Sprint is catching up with the other carriers, with coverage of 255 million LTE POPs in 500 markets. A key part of its strategy is the deployment of Spark in major markets, using the old Clearwire spectrum at 2.5 GHz. The company has set its guidance for 100,000 POPs of 2.5-GHz Spark coverage by the end of 2014. It should complete to rollout LTE on 800-MHz spectrum by year-end 2015 and on 2.5 GHz over next 3 years.
“Sprint is my wild card company,” Fritzsche said. “The Network Vision deployment has been a hard slog for Sprint, but hopefully we are seeing the light at the end of the tunnel.”
The iPhone 6, which was announced during Super Mobility Week, is the first Apple handset to operate on 2.5 GHz and holds the key to unleashing the power of Network Vision, according to Fritzsche.
“With 2.5 GHz being the cornerstone of Sprint’s strategy, this phone is a really big deal. Essentially, Sprint can now move iPhone users from a 5×5 channel for LTE to multiple 20×20 channels. This is a game changer for Sprint,” she said.

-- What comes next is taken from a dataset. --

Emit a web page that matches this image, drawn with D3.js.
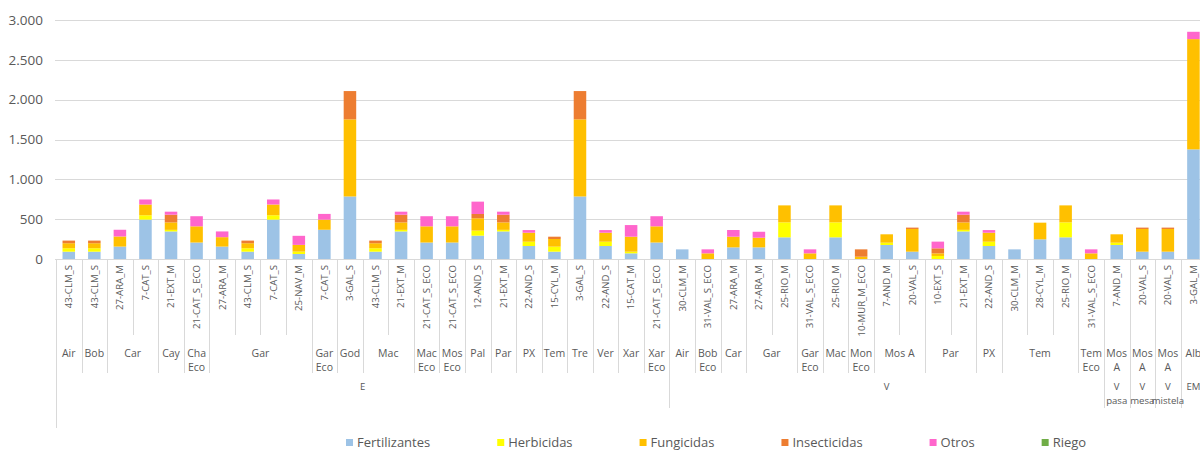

Sprint also launched an unlimited data plan with no throttling for $50 a month and a leasing arrangement for $20 a month. The question is when there will be a network to back up that subscriber plan. Fritzsche called the plan “transformational.”
T-Mobile has 233 million LTE POPs on AWS spectrum, 325 markets with 4G LTE coverage and nationwide VoLTE coverage over 200 million POPs.
“You have to give T-Mobile credit, a lot of credit. I have learned that it is a mistake to bet against Neville Ray [T-Mobile CTO],” Fritzsche said. “Since the breakup of the AT&T merger and with rumors of a merger with Sprint flying back and forth, T-Mobile has quietly built a very good network. The MetroPCS merger has proven to be a very logical move.”
Future network plans for T-Mobile include covering 250 million LTE POPs by year-end 2014 and more than 280 million POPs by mid-2015. It has begun the 700-MHz A block rollout, and 60 percent of its MetroPCS spectrum needs to be re-farmed and integrated. Additionally, wideband LTE is being deployed on 15×15 and 20×20 channels.
“I don’t expect most of this deployment to be done until the end of next year, so maybe the iPhone 7 will be able to operate on T-Mobile’s spectrum in the 700-MHz A block,” Fritzsche said. “T-Mobile has the easiest spectrum position footprint, because it is not bringing in a really high band spectrum.”